Richard Green is delighted to return to Frieze Masters with another powerful presentation contrasting Old and Modern masters across four centuries. Examining the richness and vitality of the genres’ legacies through the history of western art, demonstrating their continued importance, the display orchestrates a series of dialogues between historical and modern treatments of still life and landscape themes from the acutely observed naturalism of seventeenth century Holland to the bold, experimental abstraction of twentieth century Britain.
A striking “breakfast piece” by Pieter Claesz (1597-1661), a Haarlem painter of superlative skill, is represented with a subdued, tonal palette popular among contemporary landscape painters. The table-top still life, arranged close to the edge with white table cloth and prominent pitcher is reimagined in Ben Nicholson’s luminous Sept 58 (Iseo). Inspired by his experience of the Italian and Swiss countryside, Nicholson (1894–1982) embarked on a series of ‘large, landscape-format Cubistic still lifes’ merging indoors with outdoors during the 1950s, which brought immediate international acclaim; August 1956 (Val d’Orcia) (Tate Gallery), won the First Guggenheim International Painting prize that year.
Though three centuries apart, Cornelis de Heem (1631–1695) and Samuel John Peploe (1871-1935) demonstrate equally virtuosic displays of fruit and flowers in complex arrangements of contrasting red and pink roses, with vibrant oranges in their foregrounds. Both compositions play on round, spherical and elliptical shapes with the roses, vases, oranges and porcelain dishes.

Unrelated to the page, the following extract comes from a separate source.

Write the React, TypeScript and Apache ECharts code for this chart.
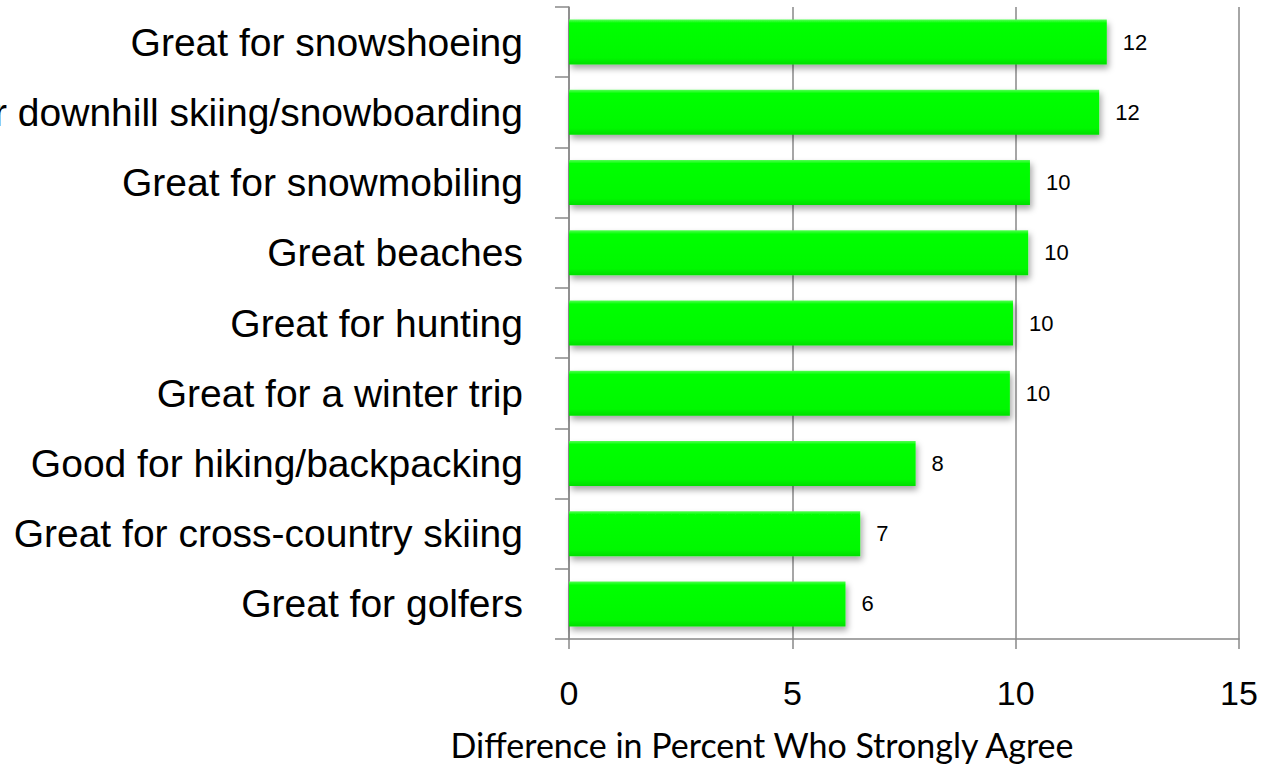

From Aert van der Neer’s Kolf players of the Little Ice Age to Peter Doig’s ski season in Chamonix, we present the winter landscape from the seventeenth to the twentieth century. Rivalled only by the winter scenes of Hendrick van Avercamp (1585-1634) in genius, van der Neer’s frozen landscape is extraordinarily delicate, capturing with superb tonal control a celebration of the pleasures of winter. Doig also takes pleasure in carefully observed figures traversing the snowscape, whose drifts are skilfully formed by the patterns of plywood grain.
Hitchens / Heron
Within this grand display, a twentieth century room will renew the dual subject focus in the works of two Post-War British painters, Ivon Hitchens (1893–1979) and Patrick Heron (1920-1999). From the rhythmic linearity of busy decorative interiors to the exploration of pure colour planes inspired by the British landscape, this group of thirteen paintings reveals the depth and breadth of two modern masters renowned for their unique exploration of colour and form. Heron, currently the subject of a retrospective at Tate St Ives sponsored by Richard Green, wrote the Penguin Modern Painters monograph on Hitchens, next year the subject of his own retrospective at Pallant House Gallery (who have requested to loan Piano player), in which he describes him as ‘the true painter: instinctive, passionate, and sensuous…the most considerable English painter of his generation.’